## Source material
----
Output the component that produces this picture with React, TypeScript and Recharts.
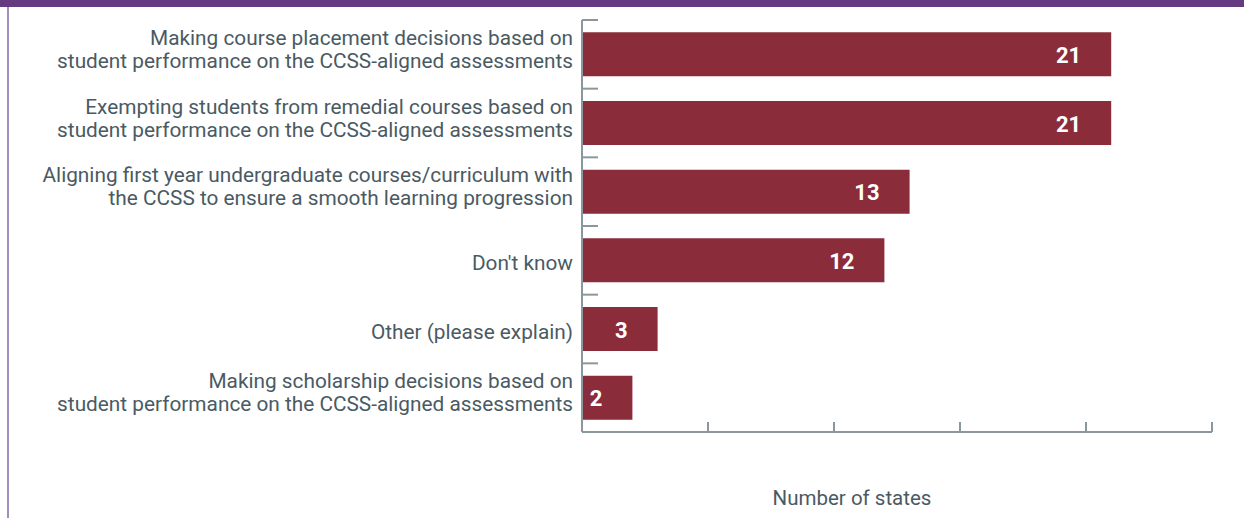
import React from 'react';
import { BarChart, Bar, XAxis, YAxis, LabelList, Label } from 'recharts';

const categoryLabels = [
  'Making course placement decisions based on\nstudent performance on the CCSS-aligned assessments',
  'Exempting students from remedial courses based on\nstudent performance on the CCSS-aligned assessments',
  'Aligning first year undergraduate courses/curriculum with\nthe CCSS to ensure a smooth learning progression',
  "Don't know",
  'Other (please explain)',
  'Making scholarship decisions based on\nstudent performance on the CCSS-aligned assessments',
];
const stateCounts = [21, 21, 13, 12, 3, 2];
const xTicks = [0, 5, 10, 15, 20, 25];

const data = categoryLabels.map((c, i) => ({ category: c, value: stateCounts[i] }));

const FONT = "Roboto, 'Liberation Sans', sans-serif";
const TEXT = '#4A5A63';
const AXIS = '#8A979D';
const BAR = '#8A2C3A';
const LABEL_GAP = 9;

const CatTick = (props: any) => {
  const { x, y, payload, index, visibleTicksCount } = props;
  const lines = String(payload.value).split('\n');
  const lh = 23;
  const half = payload.offset || 0;
  const ax = x + LABEL_GAP;
  const isLast = index === (visibleTicksCount ?? categoryLabels.length) - 1;
  return (
    <g>
      <line x1={ax} x2={ax + 16} y1={y - half} y2={y - half} stroke={AXIS} strokeWidth={2} />
      {isLast && <line x1={ax} x2={ax + 16} y1={y + half} y2={y + half} stroke={AXIS} strokeWidth={2} />}
      <text x={x} y={y} textAnchor="end" fill={TEXT} fontSize={20.8} fontFamily={FONT}>
        {lines.map((l, i) => (
          <tspan key={i} x={x} y={y + 9.5 - (lines.length - 1) * 19 + i * lh}>
            {l}
          </tspan>
        ))}
      </text>
    </g>
  );
};

const EmptyTick = () => <g />;

const ValueLabel = (props: any) => {
  const { x, y, width, height, value } = props;
  return (
    <text
      x={x + width - 30}
      y={y + height / 2 + 8.5}
      textAnchor="end"
      fill="#FFFFFF"
      fontSize={22}
      fontWeight="bold"
      fontFamily={FONT}
    >
      {value}
    </text>
  );
};

export default function App() {
  return (
    <div style={{ position: 'absolute', left: 0, top: 0, width: 1244, height: 518, background: '#fff' }}>
      <div style={{ position: 'absolute', left: 0, top: 0, width: 1244, height: 7, background: '#663A80' }} />
      <div style={{ position: 'absolute', left: 7, top: 7, width: 2, height: 511, background: '#A58CBE' }} />
      <BarChart
        width={1244}
        height={518}
        data={data}
        layout="vertical"
        margin={{ top: 20, right: 32, bottom: 86, left: 0 }}
        barCategoryGap="18%"
      >
        <XAxis
          type="number"
          domain={[0, 25]}
          ticks={xTicks}
          tick={<EmptyTick />}
          mirror
          tickSize={10}
          axisLine={{ stroke: AXIS, strokeWidth: 2 }}
          tickLine={{ stroke: AXIS, strokeWidth: 2 }}
        >
          <Label
            value="Number of states"
            position="bottom"
            offset={58}
            dx={-45}
            fill={TEXT}
            fontSize={20.5}
            fontFamily={FONT}
          />
        </XAxis>
        <YAxis
          dataKey="category"
          type="category"
          width={582}
          axisLine={{ stroke: AXIS, strokeWidth: 2 }}
          tickLine={false}
          tickSize={0}
          tickMargin={LABEL_GAP}
          tick={<CatTick />}
        />
        <Bar dataKey="value" fill={BAR} isAnimationActive={false}>
          <LabelList dataKey="value" content={<ValueLabel />} />
        </Bar>
      </BarChart>
    </div>
  );
}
----
With all pictures left out, please transcribe exactly the lines from the start of the material through the line with "YAxis, LabelList, Label".

## Solution below
Output the component that produces this picture with React, TypeScript and Recharts.
import React from 'react';
import { BarChart, Bar, XAxis, YAxis, LabelList, Label } from 'recharts';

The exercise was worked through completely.